18 NovRomans 8: A Retrospection, Part 2. Walking Rightly

So, then brothers, we are debtors, not to the flesh, to live according to the flesh. For if you live according to the flesh you will die, but if by the Spirit you put to death the deeds of the body, you will live. For all who are led by the Spirit of God are sons of God (Romans 8:12-14).

At its root, Christianity is a phenomenally simple religion. While other religions go to great lengths and into great detail about how a man by his own power might reach the divine, Christianity offers no such prescription. Instead, according to Christianity, a man can live one of two ways–he can live according to himself and in his own power or he can live according to the Spirit and in God’s power. There is no middle ground, and the Apostle Paul in Romans 8:4-17 goes to great lengths to make this extremely clear.

The nature of Christianity’s simplicity is found not in man but in God. The Christian religion is unlike every other religion in that is fully accomplished by its End, which is to say that God brings the Christian to himself. Thus when the Apostle writes, “Those who are in the flesh cannot please God,” it is tantamount to saying, “Those who live apart from the Spirit of God and his power cannot please God.” For there is no satisfaction in the Father save in the Son, whom he crucified so that “the righteous requirement of the law might be fulfilled in us, who walk not according to the flesh but according to the Spirit.”

The expression, “walking according the Spirit,” carries with it significant connotations. It is first a conformity. All men are said to be walking in accordance to one way or Another. And it is not the destination to where one is walking that is significant in these verses (though there is indeed a destination), but it is the manner in which he walks. A man can either walk in the manner of his flesh (which is in accordance to his own desires and aspirations), or he can walk in the manner of the Spirit. The manner of the Spirit is said to be the fulfillment of the law and righteousness (v. 8:4) and to be the way of life and peace (v. 8:6).

Walking according the Spirit is secondly an activity. A man who is walking is not at any point standing still. Therefore all men at all times are participating in activities that are either according to the flesh or according to the Spirit. These activities, by the Apostle’s testimony, are not isolated incidences in a person’s life, but they are a declaration of his final destination. The Apostle writes, “For to set the mind on the flesh is death, but to set the mind on the Spirit is life and peace.” Therefore, the activities in which a person consistently participates demonstrate his final end–either fleshliness leading to destruction or Godliness leading to regeneration.

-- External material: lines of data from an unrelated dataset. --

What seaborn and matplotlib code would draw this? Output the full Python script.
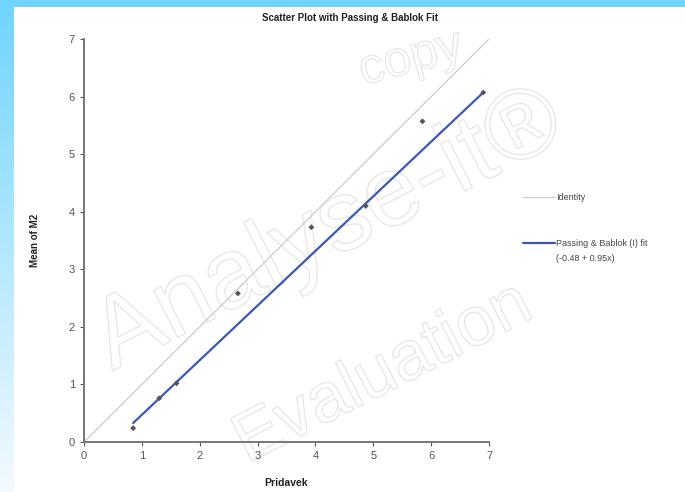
import numpy as np
import pandas as pd
import matplotlib
matplotlib.use("Agg")
import matplotlib.pyplot as plt
import matplotlib.patheffects as pe
from matplotlib.lines import Line2D
import seaborn as sns

# values
pridavek = [0.85, 1.30, 1.60, 2.66, 3.93, 4.87, 5.85, 6.90]
mean_m2 = [0.24, 0.76, 1.02, 2.58, 3.73, 4.10, 5.57, 6.07]
identity_x = [0, 7]
identity_y = [0, 7]
fit_x = [0.85, 6.90]
fit_y = [0.33, 6.07]
ticks = [0, 1, 2, 3, 4, 5, 6, 7]

sns.set_style("ticks")
plt.rcParams["font.family"] = ["Liberation Sans", "DejaVu Sans"]

fig = plt.figure(figsize=(6.85, 4.92), dpi=100)
fig.patch.set_facecolor("white")

# blue frame of the screenshot
grad = fig.add_axes([0, 0, 14 / 685, 1])
top_c = np.array([0x6f, 0xd5, 0xff]) / 255
bot_c = np.array([0xf4, 0xfa, 0xff]) / 255
t = np.linspace(0, 1, 200)[:, None]
img = (top_c * (1 - t) + bot_c * t)[:, None, :]
grad.imshow(img, aspect="auto", extent=[0, 1, 0, 1])
grad.axis("off")
band = fig.add_axes([0, 1 - 7 / 492, 1, 7 / 492])
band.set_facecolor("#6fd5ff")
band.set_xticks([])
band.set_yticks([])
for s in band.spines.values():
    s.set_visible(False)

# faint outlined watermark behind the chart
wm = dict(color="none", zorder=-1,
          path_effects=[pe.withStroke(linewidth=0.9, foreground="#e6e6e6")])
fig.text(0.48, 0.53, "Analyse-it®", fontsize=72, rotation=27, ha="center", va="center", **wm)
fig.text(0.56, 0.24, "Evaluation", fontsize=50, rotation=27, ha="center", va="center", **wm)
fig.text(0.60, 0.88, "copy", fontsize=36, rotation=15, ha="center", va="center", **wm)

ax = fig.add_axes([84 / 685, 50 / 492, 405 / 685, 403 / 492])
ax.patch.set_alpha(0)

sns.lineplot(x=identity_x, y=identity_y, ax=ax, color="#cccccc", lw=0.9,
             label="Identity")
sns.lineplot(x=fit_x, y=fit_y, ax=ax, color="#3b58b5", lw=1.6,
             label="Passing & Bablok (I) fit")
sns.scatterplot(x=pridavek, y=mean_m2, ax=ax, color="#555555", s=9,
                marker="D", edgecolor="none", zorder=5)

ax.set_xlim(0, 7)
ax.set_ylim(0, 7)
ax.set_xticks(ticks)
ax.set_yticks(ticks)
ax.tick_params(colors="#555555", labelsize=8, length=3, width=0.8,
               labelcolor="#555555")
for s in ["left", "bottom"]:
    ax.spines[s].set_color("#777777")
    ax.spines[s].set_linewidth(1.4)
sns.despine(ax=ax)

ax.set_xlabel("Pridavek", fontsize=7.5, fontweight="bold", color="#222222", labelpad=12)
ax.set_ylabel("Mean of M2", fontsize=7, fontweight="bold", color="#222222", labelpad=21)
fig.text(350 / 685, 1 - 18 / 492, "Scatter Plot with Passing & Bablok Fit",
         ha="center", va="center", fontsize=7, fontweight="bold", color="#222222")

handles, labels = ax.get_legend_handles_labels()
blank = Line2D([], [], color="none")
leg = ax.legend([handles[0], blank, blank, handles[1], blank],
                [labels[0], "", "", labels[1], "(-0.48 + 0.95x)"],
                loc="upper left", bbox_to_anchor=(523 / 685, 1 - 193 / 492),
                bbox_transform=fig.transFigure, frameon=False, fontsize=6.5,
                handlelength=3.5, handletextpad=0.15, labelspacing=0.69,
                borderaxespad=0, borderpad=0)
for txt in leg.get_texts():
    txt.set_color("#444444")

fig.savefig("out.png", dpi=100, facecolor="white")
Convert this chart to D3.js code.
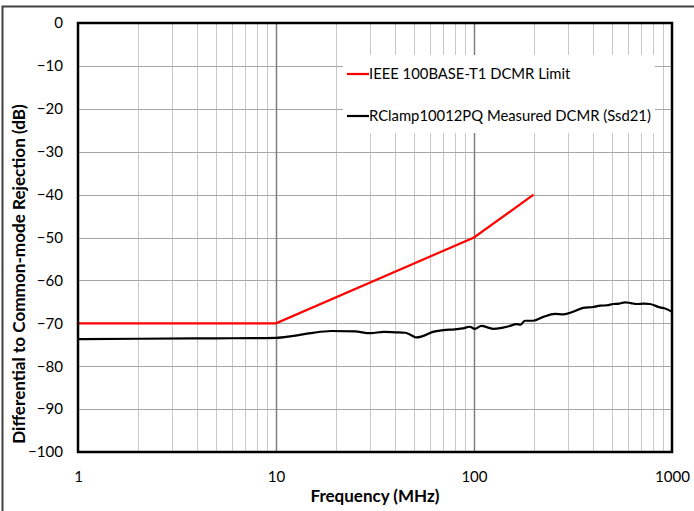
<!DOCTYPE html>
<html>
<head>
<meta charset="utf-8">
<script src="https://cdn.jsdelivr.net/npm/d3@7"></script>
<style>
  body { margin: 0; background: #fff; }
  text { font-family: Lato, "Open Sans", sans-serif; fill: #000; }
</style>
</head>
<body>
<svg id="chart" width="694" height="511"></svg>
<script>
// IEEE 100BASE-T1 DCMR limit line
const limitFreq = [1, 10, 100, 200];
const limitDb = [-70, -70, -50, -40];

// RClamp10012PQ measured differential-to-common-mode rejection (Ssd21)
const measFreq = [1, 2, 5, 8, 10, 12, 15, 19, 25, 30, 35, 40, 45, 48, 51, 55, 62, 70, 80, 88, 95, 101, 109, 118, 125,
  140, 150, 164, 172, 181, 199, 224, 256, 283, 317, 356, 400, 433, 470, 505, 540, 579, 620, 663, 720, 774, 869, 930, 1000];
const measDb = [-73.7, -73.6, -73.5, -73.45, -73.4, -73.0, -72.3, -71.8, -71.9, -72.3, -72.0, -72.1, -72.2, -72.7, -73.3,
  -73.0, -72.0, -71.6, -71.4, -71.2, -70.8, -71.3, -70.6, -71.0, -71.3, -71.0, -70.7, -70.2, -70.3, -69.4, -69.4, -68.5,
  -67.8, -67.9, -67.3, -66.4, -66.2, -65.9, -65.8, -65.5, -65.4, -65.1, -65.3, -65.5, -65.4, -65.5, -66.3, -66.6, -67.3];

const xTickValues = [1, 10, 100, 1000];
const yTickValues = [0, -10, -20, -30, -40, -50, -60, -70, -80, -90, -100];
const seriesNames = ["IEEE 100BASE-T1 DCMR Limit", "RClamp10012PQ Measured DCMR (Ssd21)"];
const seriesColors = ["#ff0000", "#000000"];

const W = 694, H = 511;
const margin = { left: 78, right: 22, top: 23, bottom: 59 };
const svg = d3.select("#chart");

// Scale a text element's font size so it spans the given width
function fitWidth(sel, width) {
  sel.each(function () {
    const base = parseFloat(getComputedStyle(this).fontSize);
    const len = this.getComputedTextLength();
    if (len > 0) d3.select(this).style("font-size", (base * width / len).toFixed(2) + "px");
  });
}

// Outer chart frame
svg.append("rect")
  .attr("x", 2.5).attr("y", 6.5).attr("width", W + 10).attr("height", H + 10)
  .attr("fill", "none").attr("stroke", "#404040").attr("stroke-width", 2);

const x = d3.scaleLog().domain([1, 1000]).range([margin.left, W - margin.right]);
const y = d3.scaleLinear().domain([-100, 0]).range([H - margin.bottom, margin.top]);

const g = svg.append("g");

// Minor vertical gridlines (2..9 within each decade)
const minor = [];
for (let d = 1; d < 1000; d *= 10) for (let k = 2; k <= 9; k++) minor.push(d * k);
g.append("g").selectAll("line").data(minor).join("line")
  .attr("x1", d => Math.round(x(d)) + 0.5).attr("x2", d => Math.round(x(d)) + 0.5)
  .attr("y1", y(0)).attr("y2", y(-100))
  .attr("stroke", "#c8c8c8").attr("stroke-width", 1);

// Horizontal gridlines
g.append("g").selectAll("line").data(yTickValues).join("line")
  .attr("x1", x(1)).attr("x2", x(1000))
  .attr("y1", d => Math.round(y(d)) + 0.5).attr("y2", d => Math.round(y(d)) + 0.5)
  .attr("stroke", "#a6a6a6").attr("stroke-width", 1);

// Decade gridlines
g.append("g").selectAll("line").data([10, 100]).join("line")
  .attr("x1", d => Math.round(x(d)) + 0.5).attr("x2", d => Math.round(x(d)) + 0.5)
  .attr("y1", y(0)).attr("y2", y(-100))
  .attr("stroke", "#7f7f7f").attr("stroke-width", 1.5);

// Legend background (covers gridlines)
const legend = svg.append("g").attr("transform", "translate(343,55)");
legend.append("rect").attr("width", 312).attr("height", 78).attr("fill", "#fff");

// Data lines
svg.append("path")
  .datum(measFreq.map((f, i) => [f, measDb[i]]))
  .attr("d", d3.line().x(d => x(d[0])).y(d => y(d[1])).curve(d3.curveMonotoneX))
  .attr("fill", "none").attr("stroke", seriesColors[1]).attr("stroke-width", 2.2);
svg.append("path")
  .datum(limitFreq.map((f, i) => [f, limitDb[i]]))
  .attr("d", d3.line().x(d => x(d[0])).y(d => y(d[1])))
  .attr("fill", "none").attr("stroke", seriesColors[0]).attr("stroke-width", 2.2);

// Plot border
svg.append("rect")
  .attr("x", x(1)).attr("y", y(0)).attr("width", x(1000) - x(1)).attr("height", y(-100) - y(0))
  .attr("fill", "none").attr("stroke", "#000").attr("stroke-width", 2.5);

// Axes (labels only)
const xAxis = svg.append("g").attr("transform", `translate(0,${y(-100)})`)
  .call(d3.axisBottom(x).tickValues(xTickValues).tickFormat(d3.format("d")).tickSize(0).tickPadding(19));
xAxis.select(".domain").remove();
xAxis.selectAll("text").style("font-family", "Lato, sans-serif").style("font-size", "14px");
fitWidth(xAxis.selectAll("text").filter(d => d === 1000), 35);
const tickSize = xAxis.selectAll("text").filter(d => d === 1000).style("font-size");
xAxis.selectAll("text").style("font-size", tickSize);

const yAxis = svg.append("g").attr("transform", `translate(${x(1)},0)`)
  .call(d3.axisLeft(y).tickValues(yTickValues).tickFormat(d3.format("d")).tickSize(0).tickPadding(15));
yAxis.select(".domain").remove();
yAxis.selectAll("text").style("font-family", "Lato, sans-serif").style("font-size", tickSize);

// Axis titles
svg.append("text")
  .attr("x", (x(1) + x(1000)) / 2).attr("y", 502)
  .attr("text-anchor", "middle").style("font-size", "14px").style("font-weight", "bold")
  .text("Frequency (MHz)")
  .call(fitWidth, 129);
// Vertical title is centred on the whole chart frame, which runs past the bottom edge
svg.append("text")
  .attr("transform", "translate(25,274) rotate(-90)")
  .attr("text-anchor", "middle").style("font-size", "14px").style("font-weight", "bold")
  .text("Differential to Common-mode Rejection (dB)")
  .call(fitWidth, 340);

// Legend entries
const legendText = [];
seriesNames.forEach((name, i) => {
  const row = legend.append("g").attr("transform", `translate(0,${19 + i * 42})`);
  row.append("line").attr("x1", 4).attr("x2", 26).attr("y1", 0).attr("y2", 0)
    .attr("stroke", seriesColors[i]).attr("stroke-width", 2.2);
  legendText.push(row.append("text").attr("x", 26).attr("y", 0).attr("dy", "0.35em")
    .style("font-size", "13px").text(name));
});
fitWidth(legendText[1], 282);
legendText[0].style("font-size", legendText[1].style("font-size"));
</script>
</body>
</html>
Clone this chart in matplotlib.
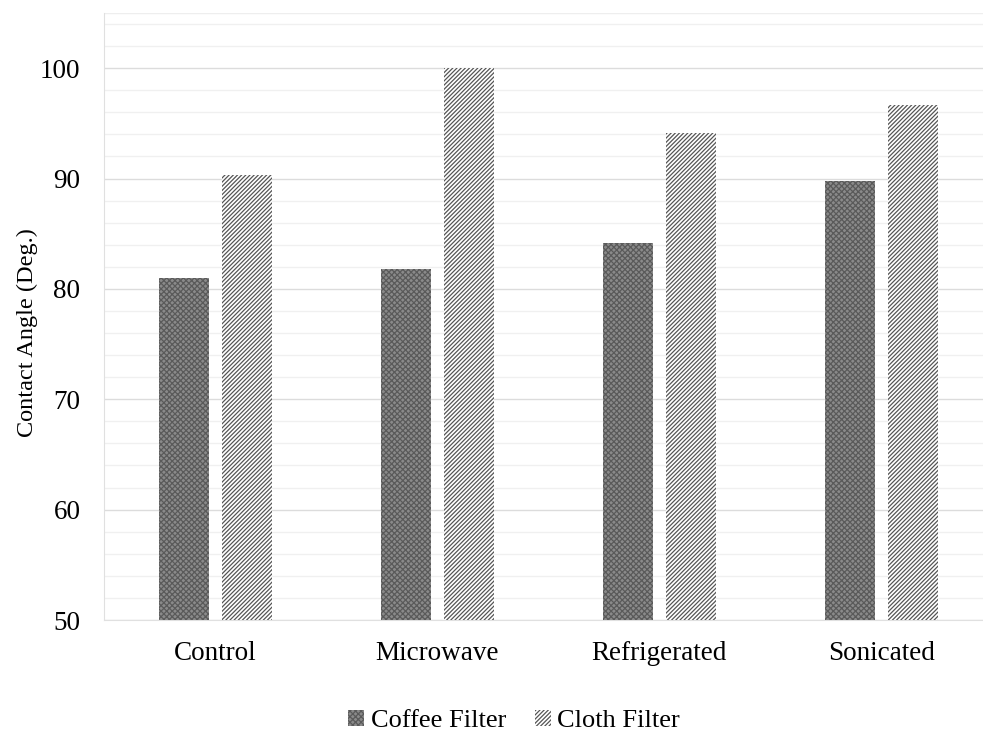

Finally, this activity has a very particular manifestation. The Apostle writes, “If you by the Spirit put to death the deeds of the body you will live.” In other words, walking according to the Spirit means ultimately to put to death the deeds of the body through the power of the Holy Sprit and thereby pursue righteousness. There is no other prescription. Either one lives through the power of the Spirit and actively crucifies the deeds of the flesh, or he lives in his own power and pursues the things of the flesh. This manifestation clearly shows whether one is being led by the Spirit of God and therefore a son of God (v. 8:14) or whether he is led by his flesh and therefore an enemy of God.

How do you walk? Do you walk according to Spirit of God and strive for righteousness, or do you walk according to the flesh and pursue your own personal desires? Know that your answer to this question will show you where your final destination will be.